[Data listing]
········
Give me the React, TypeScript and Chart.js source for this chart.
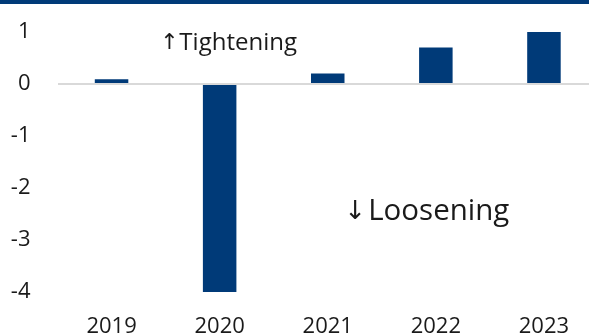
import React, { useEffect, useRef } from "react";
import { Chart, registerables } from "chart.js";

Chart.register(...registerables);

const categories = ["2019", "2020", "2021", "2022", "2023"];
const values = [0.09, -4.0, 0.2, 0.7, 1.0];
const yTicks = [1, 0, -1, -2, -3, -4];
const upArrow = "↑";
const upLabel = "Tightening";
const downArrow = "↓";
const downLabel = "Loosening";

const NAVY = "#003a78";
const FONT = "'Open Sans', sans-serif";
const ARROW_FONT = "'DejaVu Sans', sans-serif";

export default function App() {
  const ref = useRef<HTMLCanvasElement | null>(null);

  useEffect(() => {
    if (!ref.current) return;
    document.body.style.margin = "0";
    const overlay = {
      id: "overlay",
      afterDraw(chart: any) {
        const ctx = chart.ctx;
        const x = chart.scales.x;
        const y = chart.scales.y;
        ctx.save();
        ctx.fillStyle = NAVY;
        ctx.fillRect(0, 0, chart.width, 4);
        ctx.fillStyle = "#1a1a1a";
        ctx.textBaseline = "middle";
        ctx.textAlign = "left";
        const ux = x.getPixelForValue(0.47);
        const uy = y.getPixelForValue(0.79);
        ctx.font = `22px ${ARROW_FONT}`;
        ctx.fillText(upArrow, ux - 2, uy);
        ctx.font = `24px ${FONT}`;
        ctx.fillText(upLabel, ux + 17, uy);
        const dx = x.getPixelForValue(2.18);
        const dy = y.getPixelForValue(-2.46);
        ctx.font = `26px ${ARROW_FONT}`;
        ctx.fillText(downArrow, dx - 3, dy);
        ctx.font = `29.5px ${FONT}`;
        ctx.fillText(downLabel, dx + 21, dy);
        ctx.restore();
      },
    };
    const chart = new Chart(ref.current, {
      type: "bar",
      data: {
        labels: categories,
        datasets: [
          {
            data: values,
            backgroundColor: NAVY,
            borderWidth: 0,
            barPercentage: 0.31,
            categoryPercentage: 1,
          },
        ],
      },
      options: {
        animation: false,
        responsive: false,
        maintainAspectRatio: false,
        layout: { padding: { top: 32, right: 0, left: 0, bottom: 0 } },
        plugins: { legend: { display: false }, tooltip: { enabled: false } },
        scales: {
          x: {
            grid: { display: false },
            border: { display: false },
            ticks: { font: { family: FONT, size: 22 }, color: "#1a1a1a", padding: 14, maxRotation: 0 },
            afterFit(s: any) {
              s.height = 44;
              s.paddingLeft = 0;
              s.paddingRight = 0;
            },
          },
          y: {
            min: -4,
            max: 1,
            afterBuildTicks(s: any) {
              s.ticks = yTicks.map((v) => ({ value: v }));
            },
            grid: {
              drawTicks: false,
              lineWidth: 2,
              color: (c: any) => (c.tick && c.tick.value === 0 ? "#d9d9d9" : "rgba(0,0,0,0)"),
            },
            border: { display: false },
            ticks: { font: { family: FONT, size: 22 }, color: "#1a1a1a", padding: 27 },
            afterFit(s: any) {
              s.width = 57.5;
              s.paddingTop = 0;
              s.paddingBottom = 0;
            },
          },
        },
      },
      plugins: [overlay],
    });
    return () => chart.destroy();
  }, []);

  return (
    <div style={{ position: "absolute", left: 0, top: 0, width: 589, height: 336, overflow: "hidden", background: "#fff" }}>
      <canvas ref={ref} width={598} height={336} style={{ width: 598, height: 336, display: "block" }} />
    </div>
  );
}
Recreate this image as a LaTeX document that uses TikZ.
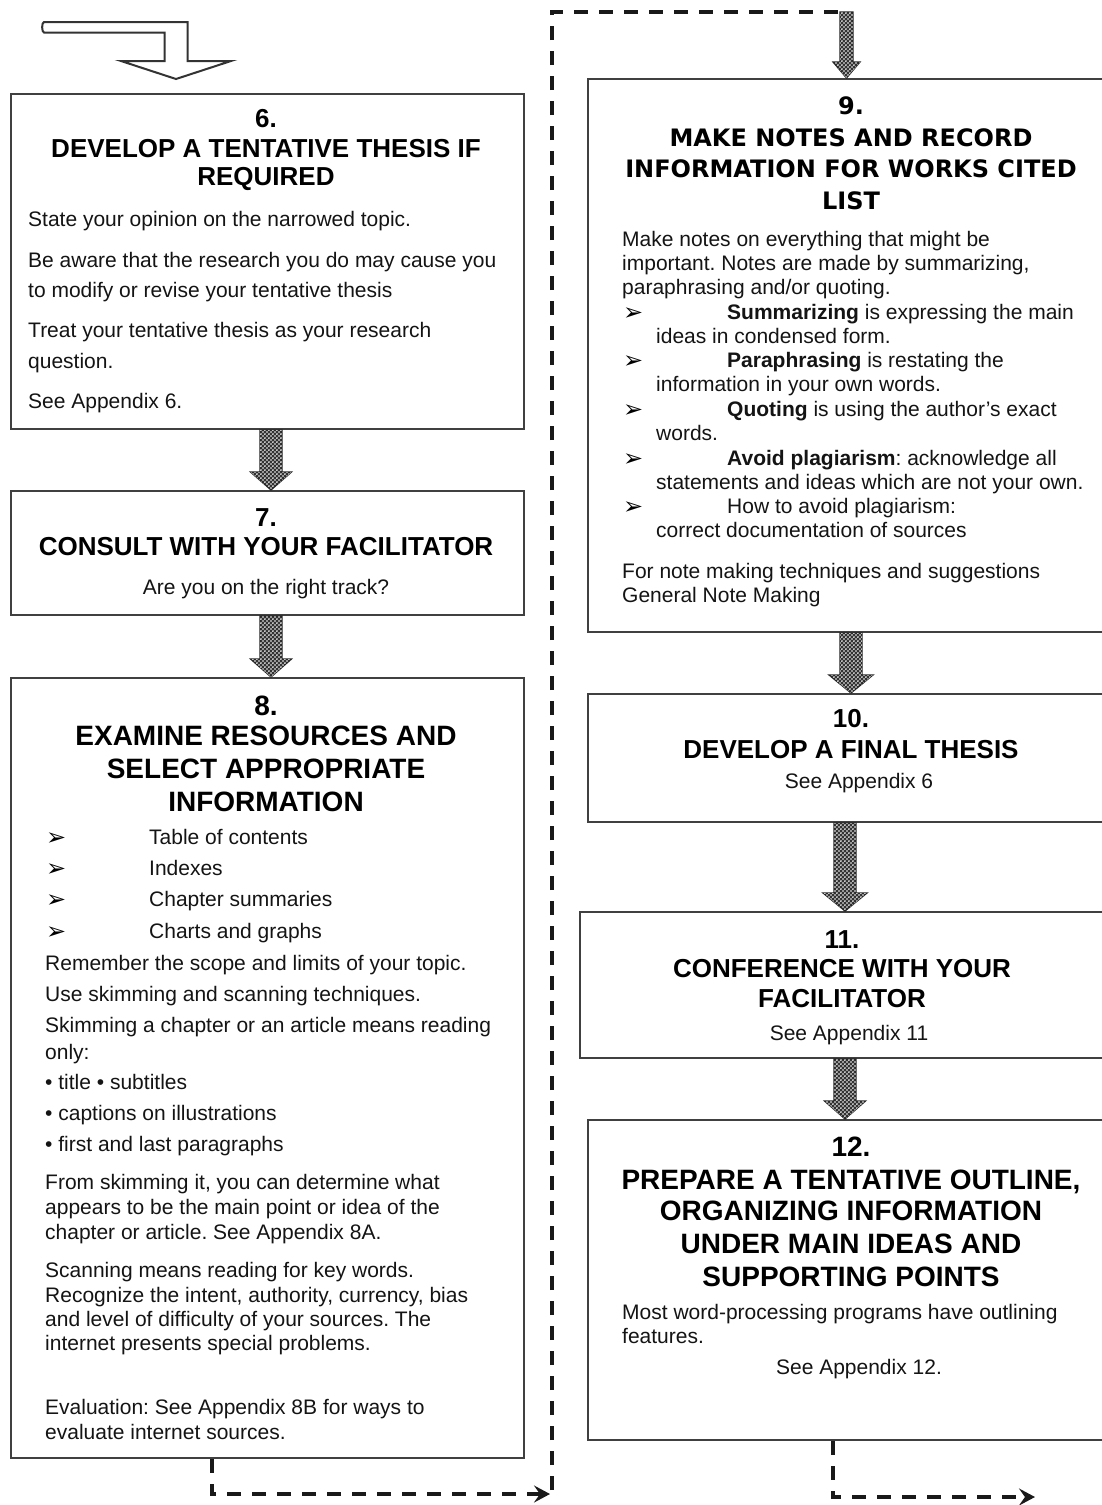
\documentclass[tikz,border=0pt]{standalone}
\usepackage{fontspec}
\setmainfont{Liberation Sans}
\newfontfamily\dvs{DejaVu Sans}
\usetikzlibrary{patterns,arrows.meta,calc}
\frenchspacing
\pgfdeclarepatternformonly{wdots}{\pgfpointorigin}{\pgfqpoint{4.4pt}{4.4pt}}{\pgfqpoint{4.4pt}{4.4pt}}{%
  \pgfpathcircle{\pgfqpoint{1.1pt}{1.1pt}}{1.05pt}%
  \pgfpathcircle{\pgfqpoint{3.3pt}{3.3pt}}{1.05pt}%
  \pgfusepath{fill}}
\tikzset{
  box/.style={draw=black!75,line width=2pt,fill=white,inner sep=0pt,anchor=north west},
  body/.style={font=\fontsize{21}{24}\selectfont,text=black!92,inner sep=0pt},
  ttl/.style={font=\fontsize{26}{30}\selectfont\bfseries,text=black,inner sep=0pt,anchor=base},
  ttlb/.style={font=\fontsize{28}{33}\selectfont\bfseries,text=black,inner sep=0pt,anchor=base},
  ttlv/.style={font=\dvs\bfseries\fontsize{24}{30}\selectfont,text=black,inner sep=0pt,anchor=base},
  blk/.style={fill=black!80,draw=black!85,line width=1.2pt,line join=miter,
    postaction={pattern=wdots,pattern color=white}},
  dashconn/.style={line width=3.5pt,dash pattern=on 14pt off 11pt,draw=black!90},
  tip/.style={-{Stealth[length=16pt,width=17pt,inset=6pt]}},
}
\newcommand\TL[4]{\node[body,anchor=base west] (#1) at (#2,#3) {#4};}
\newcommand\TC[4]{\node[body,anchor=base] (#1) at (#2,#3) {#4};}
\newcommand\AB[3]{\node[inner sep=0pt,anchor=base west,font=\dvs\bfseries\fontsize{24}{24}\selectfont,text=black] (#1) at (#2,#3) {➢};}
% block arrow: from anchor, to anchor, x, shaft half width, head half width, head length
\newcommand\blockarrow[6]{%
  \filldraw[blk] let \p1=(#1), \p2=(#2) in
   (#3pt-#4pt,\y1) -- (#3pt+#4pt,\y1) -- (#3pt+#4pt,\y2+#6pt) -- (#3pt+#5pt,\y2+#6pt)
   -- (#3pt,\y2) -- (#3pt-#5pt,\y2+#6pt) -- (#3pt-#4pt,\y2+#6pt) -- cycle;}
\begin{document}
\begin{tikzpicture}[x=1pt,y=-1pt]
\useasboundingbox (0,0) rectangle (1102,1505);
\clip (0,0) rectangle (1102,1505);
\fill[white] (0,0) rectangle (1102,1505);

% ---------- boxes ----------
\node[box,minimum width=513,minimum height=335] (b6) at (10,93) {};
\node[box,minimum width=513,minimum height=124] (b7) at (10,490) {};
\node[box,minimum width=513,minimum height=780] (b8) at (10,677) {};
\node[box,minimum width=528,minimum height=553] (b9) at (587,78) {};
\node[box,minimum width=528,minimum height=128] (b10) at (587,693) {};
\node[box,minimum width=526,minimum height=146] (b11) at (579,911) {};
\node[box,minimum width=528,minimum height=320] (b12) at (587,1119) {};

% ---------- entry arrow (hollow, bent) ----------
\draw[line width=2pt,draw=black!80,line join=miter,fill=white]
  (44,22) -- (187.5,22) -- (187.5,61) -- (231,61) -- (176,79) -- (121,61)
  -- (164.5,61) -- (164.5,32.5) -- (44,32.5) to[out=180,in=180,looseness=0.6] cycle;

% ---------- box 6 ----------
\node[ttl] (t6n) at (266,127) {6.};
\node[ttl] (t6a) at (266,157) {DEVELOP A TENTATIVE THESIS IF};
\node[ttl] (t6b) at (266,185) {REQUIRED};
\TL{p6a}{28}{226}{State your opinion on the narrowed topic.}
\TL{p6b}{28}{267}{Be aware that the research you do may cause you}
\TL{p6c}{28}{297}{to modify or revise your tentative thesis}
\TL{p6d}{28}{337}{Treat your tentative thesis as your research}
\TL{p6e}{28}{368}{question.}
\TL{p6f}{28}{408}{See Appendix 6.}

% ---------- box 7 ----------
\node[ttl] (t7n) at (266,526) {7.};
\node[ttl] (t7a) at (266,555) {CONSULT WITH YOUR FACILITATOR};
\TC{p7a}{266}{594}{Are you on the right track?}

% ---------- box 8 ----------
\node[ttlb] (t8n) at (266,715) {8.};
\node[ttlb] (t8a) at (266,745) {EXAMINE RESOURCES AND};
\node[ttlb] (t8b) at (266,778) {SELECT APPROPRIATE};
\node[ttlb] (t8c) at (266,811) {INFORMATION};
\AB{q8a}{46}{845}\TL{p8a}{149}{844}{Table of contents}
\AB{q8b}{46}{876}\TL{p8b}{149}{875}{Indexes}
\AB{q8c}{46}{907}\TL{p8c}{149}{906}{Chapter summaries}
\AB{q8d}{46}{939}\TL{p8d}{149}{938}{Charts and graphs}
\TL{p8e}{45}{970}{Remember the scope and limits of your topic.}
\TL{p8f}{45}{1001}{Use skimming and scanning techniques.}
\TL{p8g}{45}{1032}{Skimming a chapter or an article means reading}
\TL{p8h}{45}{1059}{only:}
\TL{p8i}{45}{1089}{• title • subtitles}
\TL{p8j}{45}{1120}{• captions on illustrations}
\TL{p8k}{45}{1151}{• first and last paragraphs}
\TL{p8l}{45}{1189}{From skimming it, you can determine what}
\TL{p8m}{45}{1214}{appears to be the main point or idea of the}
\TL{p8n}{45}{1239}{chapter or article. See Appendix 8A.}
\TL{p8o}{45}{1277}{Scanning means reading for key words.}
\TL{p8p}{45}{1302}{Recognize the intent, authority, currency, bias}
\TL{p8q}{45}{1326}{and level of difficulty of your sources. The}
\TL{p8r}{45}{1350}{internet presents special problems.}
\TL{p8s}{45}{1414}{Evaluation: See Appendix 8B for ways to}
\TL{p8t}{45}{1439}{evaluate internet sources.}

% ---------- box 9 ----------
\node[ttlv] (t9n) at (851,114) {9.};
\node[ttlv] (t9a) at (851,146) {MAKE NOTES AND RECORD};
\node[ttlv] (t9b) at (851,177) {INFORMATION FOR WORKS CITED};
\node[ttlv] (t9c) at (851,209) {LIST};
\TL{p9a}{622}{246}{Make notes on everything that might be}
\TL{p9b}{622}{270}{important. Notes are made by summarizing,}
\TL{p9c}{622}{294}{paraphrasing and/or quoting.}
\AB{q9a}{623}{320}\TL{p9d}{727}{319}{\textbf{Summarizing} is expressing the main}
\TL{p9e}{656}{343}{ideas in condensed form.}
\AB{q9b}{623}{368}\TL{p9f}{727}{367}{\textbf{Paraphrasing} is restating the}
\TL{p9g}{656}{391}{information in your own words.}
\AB{q9c}{623}{417}\TL{p9h}{727}{416}{\textbf{Quoting} is using the author’s exact}
\TL{p9i}{656}{440}{words.}
\AB{q9d}{623}{466}\TL{p9j}{727}{465}{\textbf{Avoid plagiarism}: acknowledge all}
\TL{p9k}{656}{489}{statements and ideas which are not your own.}
\AB{q9e}{623}{514}\TL{p9l}{727}{513}{How to avoid plagiarism:}
\TL{p9m}{656}{537}{correct documentation of sources}
\TL{p9n}{622}{578}{For note making techniques and suggestions}
\TL{p9o}{622}{602}{General Note Making}

% ---------- box 10 ----------
\node[ttl] (t10n) at (851,727) {10.};
\node[ttl] (t10a) at (851,758) {DEVELOP A FINAL THESIS};
\TC{p10a}{859}{788}{See Appendix 6}

% ---------- box 11 ----------
\node[ttl] (t11n) at (842,948) {11.};
\node[ttl] (t11a) at (842,977) {CONFERENCE WITH YOUR};
\node[ttl] (t11b) at (842,1007) {FACILITATOR};
\TC{p11a}{849}{1040}{See Appendix 11}

% ---------- box 12 ----------
\node[ttlb] (t12n) at (851,1156) {12.};
\node[ttlb] (t12a) at (851,1189) {PREPARE A TENTATIVE OUTLINE,};
\node[ttlb] (t12b) at (851,1220) {ORGANIZING INFORMATION};
\node[ttlb] (t12c) at (851,1253) {UNDER MAIN IDEAS AND};
\node[ttlb] (t12d) at (851,1286) {SUPPORTING POINTS};
\TL{p12a}{622}{1319}{Most word-processing programs have outlining}
\TL{p12b}{622}{1343}{features.}
\TC{p12c}{859}{1374}{See Appendix 12.}

% ---------- block arrows ----------
\blockarrow{b6.south}{b7.north}{271}{11}{20.5}{18}
\blockarrow{b7.south}{b8.north}{271}{11}{20.5}{18}
\blockarrow{b9.south}{b10.north}{851}{11}{22}{18}
\blockarrow{b10.south}{b11.north}{845}{11}{22}{18}
\blockarrow{b11.south}{b12.north}{845}{11}{20.5}{18}
\coordinate (top9) at (846.5,12);
\blockarrow{top9}{b9.north}{846.5}{6.5}{13.5}{16}

% ---------- dashed connectors ----------
\coordinate (d1) at (212,1494);
\coordinate (d2) at (550,1494);
\draw[dashconn,tip] (b8.south -| d1) -- (d1) -- (d2);
\coordinate (d3) at (552,1490);
\coordinate (d4) at (552,12);
\draw[dashconn] (d3) -- (d4) -- ([xshift=-7pt]top9);
\coordinate (e1) at (833,1497);
\coordinate (e2) at (1035,1497);
\draw[dashconn,tip] (b12.south -| e1) -- (e1) -- (e2);
\end{tikzpicture}
\end{document}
········
[What this task involves]
Extract the lines exactly, please: the first line of the listing, the line with "const ref = useRef<HTMLCanvasElement", and every line between them, but no pictures.

[Solution to this problem]
Give me the React, TypeScript and Chart.js source for this chart.
import React, { useEffect, useRef } from "react";
import { Chart, registerables } from "chart.js";

Chart.register(...registerables);

const categories = ["2019", "2020", "2021", "2022", "2023"];
const values = [0.09, -4.0, 0.2, 0.7, 1.0];
const yTicks = [1, 0, -1, -2, -3, -4];
const upArrow = "↑";
const upLabel = "Tightening";
const downArrow = "↓";
const downLabel = "Loosening";

const NAVY = "#003a78";
const FONT = "'Open Sans', sans-serif";
const ARROW_FONT = "'DejaVu Sans', sans-serif";

export default function App() {
  const ref = useRef<HTMLCanvasElement | null>(null);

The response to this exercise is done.